DATASET CONTENT:
--- BEGIN ---
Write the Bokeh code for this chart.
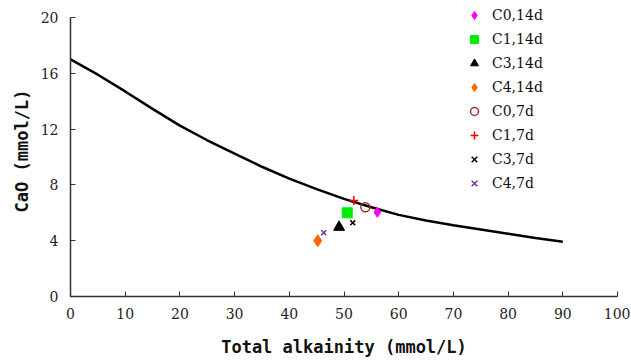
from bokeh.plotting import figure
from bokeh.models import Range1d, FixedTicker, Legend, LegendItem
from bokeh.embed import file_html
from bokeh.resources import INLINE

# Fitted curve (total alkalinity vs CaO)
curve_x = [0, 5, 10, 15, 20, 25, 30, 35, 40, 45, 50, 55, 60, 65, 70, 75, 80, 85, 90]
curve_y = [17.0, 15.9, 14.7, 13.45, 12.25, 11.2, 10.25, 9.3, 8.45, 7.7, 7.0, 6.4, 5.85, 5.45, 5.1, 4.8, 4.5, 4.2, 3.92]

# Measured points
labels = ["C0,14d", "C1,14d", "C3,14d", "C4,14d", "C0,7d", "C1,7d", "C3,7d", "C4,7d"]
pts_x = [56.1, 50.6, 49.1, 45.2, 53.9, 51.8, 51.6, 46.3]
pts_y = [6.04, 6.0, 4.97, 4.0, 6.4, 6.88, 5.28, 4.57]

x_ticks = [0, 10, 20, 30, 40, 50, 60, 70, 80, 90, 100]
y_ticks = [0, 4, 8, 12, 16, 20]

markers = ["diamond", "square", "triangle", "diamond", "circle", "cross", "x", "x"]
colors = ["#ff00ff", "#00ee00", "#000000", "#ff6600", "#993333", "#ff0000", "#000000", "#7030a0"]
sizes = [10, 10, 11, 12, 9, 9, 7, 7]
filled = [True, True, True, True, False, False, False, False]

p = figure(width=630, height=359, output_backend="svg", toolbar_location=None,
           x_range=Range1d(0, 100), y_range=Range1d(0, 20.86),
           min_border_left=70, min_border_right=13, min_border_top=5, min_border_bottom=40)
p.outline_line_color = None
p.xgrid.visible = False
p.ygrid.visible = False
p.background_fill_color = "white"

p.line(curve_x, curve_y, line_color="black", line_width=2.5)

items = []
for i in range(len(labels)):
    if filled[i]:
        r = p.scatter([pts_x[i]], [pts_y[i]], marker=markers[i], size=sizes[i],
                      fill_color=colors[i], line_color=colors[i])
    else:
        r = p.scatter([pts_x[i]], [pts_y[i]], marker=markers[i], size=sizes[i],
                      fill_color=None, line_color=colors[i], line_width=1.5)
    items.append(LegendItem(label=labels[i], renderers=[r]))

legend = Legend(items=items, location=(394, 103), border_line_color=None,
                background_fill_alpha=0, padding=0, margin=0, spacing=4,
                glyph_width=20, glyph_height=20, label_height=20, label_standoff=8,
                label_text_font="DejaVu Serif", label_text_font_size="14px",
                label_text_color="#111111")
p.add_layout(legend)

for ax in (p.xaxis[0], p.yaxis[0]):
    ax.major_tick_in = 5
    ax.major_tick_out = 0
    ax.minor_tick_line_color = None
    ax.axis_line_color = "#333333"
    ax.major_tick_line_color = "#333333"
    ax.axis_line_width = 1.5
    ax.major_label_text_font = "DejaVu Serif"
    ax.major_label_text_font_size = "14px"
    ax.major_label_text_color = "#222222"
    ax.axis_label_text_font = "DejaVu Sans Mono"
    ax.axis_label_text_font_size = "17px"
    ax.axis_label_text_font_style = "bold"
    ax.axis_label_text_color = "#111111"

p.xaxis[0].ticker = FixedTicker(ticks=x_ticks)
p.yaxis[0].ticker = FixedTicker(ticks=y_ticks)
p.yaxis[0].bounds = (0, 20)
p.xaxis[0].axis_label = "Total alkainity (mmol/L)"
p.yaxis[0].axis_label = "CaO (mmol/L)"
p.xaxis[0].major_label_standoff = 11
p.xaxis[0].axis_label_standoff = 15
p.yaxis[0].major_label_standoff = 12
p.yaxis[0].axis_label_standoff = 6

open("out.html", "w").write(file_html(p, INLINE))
--- END ---
TASK DESCRIPTION: Copy nothing but the lines from the top of the material through the line holding "y_ticks = [0, 4, 8, 12, 16, 20]", exactly as written; omit pictures.

EXERCISE OUTPUT:
Write the Bokeh code for this chart.
from bokeh.plotting import figure
from bokeh.models import Range1d, FixedTicker, Legend, LegendItem
from bokeh.embed import file_html
from bokeh.resources import INLINE

# Fitted curve (total alkalinity vs CaO)
curve_x = [0, 5, 10, 15, 20, 25, 30, 35, 40, 45, 50, 55, 60, 65, 70, 75, 80, 85, 90]
curve_y = [17.0, 15.9, 14.7, 13.45, 12.25, 11.2, 10.25, 9.3, 8.45, 7.7, 7.0, 6.4, 5.85, 5.45, 5.1, 4.8, 4.5, 4.2, 3.92]

# Measured points
labels = ["C0,14d", "C1,14d", "C3,14d", "C4,14d", "C0,7d", "C1,7d", "C3,7d", "C4,7d"]
pts_x = [56.1, 50.6, 49.1, 45.2, 53.9, 51.8, 51.6, 46.3]
pts_y = [6.04, 6.0, 4.97, 4.0, 6.4, 6.88, 5.28, 4.57]

x_ticks = [0, 10, 20, 30, 40, 50, 60, 70, 80, 90, 100]
y_ticks = [0, 4, 8, 12, 16, 20]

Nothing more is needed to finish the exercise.